Sensor Tower reported that the Hooked app received 2.22 million downloads during the period from October 2016 to March 2017.

Starting in 2020, longer stories divided into chapters debuted on the app. In March, the company launched Hooked TV, an app to showcase video pilots based on a number of scripts themed around the app's content. Out of 50 pilots, those that were most popular among users of the app and social media were expanded into original series as Hooked TV evolved into a streaming platform in the second half of 2021.

==Background==
The idea for Hooked was conceived when Gupta was working on writing a book of her own. Prerna Gupta and her husband Parag Chordia tested short stories with 15,000 people and found that readers were five times more likely to read a story to its end if the story was presented in a text message format. They created Telepathic Inc., which developed Hooked.

According to Celebrity Secret when they first started out, the stories were basically as if two people were texting each other and some sort of drama unfolds. Some of their most popular initial stories were actually horror stories, where a mom gets a text from her daughter and something creepy is happening to her. Over time, they started to turn those into podcasts, which then led to making their own movies and TV shows.

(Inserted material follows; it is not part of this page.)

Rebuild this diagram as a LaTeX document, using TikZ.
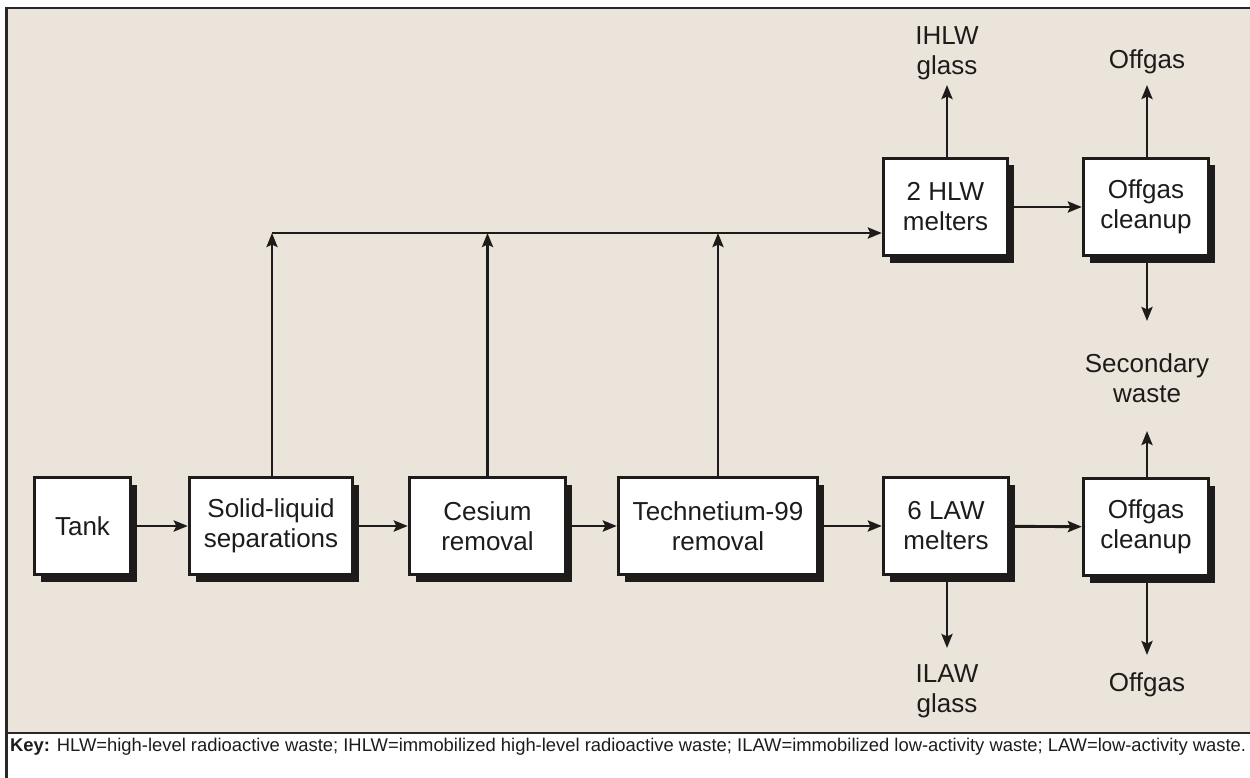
\documentclass[tikz,border=0pt]{standalone}
\usepackage{fontspec}
\setmainfont{Liberation Sans}
\usetikzlibrary{arrows.meta,shadows}
\definecolor{panel}{HTML}{EAE4DA}
\definecolor{ink}{HTML}{1E1C1A}
\definecolor{rule}{HTML}{2A2826}
\begin{document}
\begin{tikzpicture}[x=1pt,y=-1pt,
  every node/.style={font=\fontsize{26}{30}\selectfont, text=ink},
  box/.style={draw=ink, line width=3.3pt, fill=white, align=center,
    inner sep=0pt, minimum height=97pt,
    drop shadow={shadow xshift=6pt, shadow yshift=-7pt, opacity=1, fill=ink}},
  lbl/.style={align=center, inner sep=0pt, anchor=base},
  arr/.style={draw=ink, line width=2.9pt,
    -{Stealth[length=14pt, width=11pt, inset=2.5pt]}}]
\useasboundingbox (0,0) rectangle (1250,778);

% frame, panel and key strip
\fill[panel] (8,9) rectangle (1250,732);
\draw[rule, line width=2.8pt] (5.3,8) -- (1250,8);
\draw[rule, line width=2.8pt] (6.7,6.7) -- (6.7,778);
\draw[rule, line width=2.6pt] (6.7,733) -- (1250,733);

% process boxes
\node[box, minimum width=96pt]  (tank) at (82.5,526)  {Tank};
\node[box, minimum width=163pt] (sep)  at (271,526)   {Solid-liquid\\separations};
\node[box, minimum width=156pt] (cs)   at (487.5,526) {Cesium\\removal};
\node[box, minimum width=199pt] (tc)   at (718,526)   {Technetium-99\\removal};
\node[box, minimum width=125pt] (law)  at (946,526)   {6 LAW\\melters};
\node[box, minimum width=125pt] (ogl)  at (1146,527)  {Offgas\\cleanup};
\node[box, minimum width=124pt] (hlw)  at (945.5,207) {2 HLW\\melters};
\node[box, minimum width=125pt] (ogh)  at (1146,207)  {Offgas\\cleanup};

% product labels (base = baseline of the last line)
\node[lbl] (ihlw)  at (947,75)   {IHLW\\glass};
\node[lbl] (offh)  at (1147,69)  {Offgas};
\node[lbl] (sec)   at (1147,402) {Secondary\\waste};
\node[lbl] (ilaw)  at (947,712)  {ILAW\\glass};
\node[lbl] (offl)  at (1147,691) {Offgas};

% arrow tips next to the labels
\coordinate (tihlw) at (947,85);
\coordinate (toffh) at (1147,85);
\coordinate (tsecd) at (1147,321);
\coordinate (tsecu) at (1147,431);
\coordinate (tilaw) at (947,648);
\coordinate (toffl) at (1147,655);

% main flow
\draw[arr] (tank) -- (sep);
\draw[arr] (sep) -- (cs);
\draw[arr] (cs) -- (tc);
\draw[arr] (tc) -- (law);
\draw[arr] (law) -- (ogl);
\draw[arr] (hlw) -- (ogh);

% high-level branch collected on one line
\coordinate (bus) at (272,233);
\draw[arr] (sep.north -| bus) -- (bus);
\draw[arr] (cs.north) -- (cs.north |- bus);
\draw[arr] (tc.north) -- (tc.north |- bus);
\draw[arr] (bus) -- (bus -| hlw.west);

% outputs
\draw[arr] (hlw.north -| tihlw) -- (tihlw);
\draw[arr] (ogh.north -| toffh) -- (toffh);
\draw[arr] (ogh.south -| tsecd) -- (tsecd);
\draw[arr] (ogl.north -| tsecu) -- (tsecu);
\draw[arr] (law.south -| tilaw) -- (tilaw);
\draw[arr] (ogl.south -| toffl) -- (toffl);

% key
\node[anchor=base west, inner sep=0pt, font=\fontsize{18.4}{22}\selectfont] (key) at (10,751)
  {\textbf{Key:} HLW=high-level radioactive waste; IHLW=immobilized high-level radioactive waste; ILAW=immobilized low-activity waste; LAW=low-activity waste.};
\end{tikzpicture}
\end{document}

As of 2017, the Telepathic has raised $6 million in funding to develop and support the Hooked app. From the main website itself the Hooked investors include Sound Ventures, The Chernin Group, WME/Endeavor, MACRO, Greg Silverman, Steph Curry, Kevin Durant, LeBron James, Mariah Carey, Jamie Foxx, Joe Montana, Aasif Mandvi, Max Martin, Anjula Acharia, Savan Kotecha, Cyan Banister, Eric Ries, A Capital, SV Angel, Cowboy Ventures, Founders Fund and Greylock, among many others.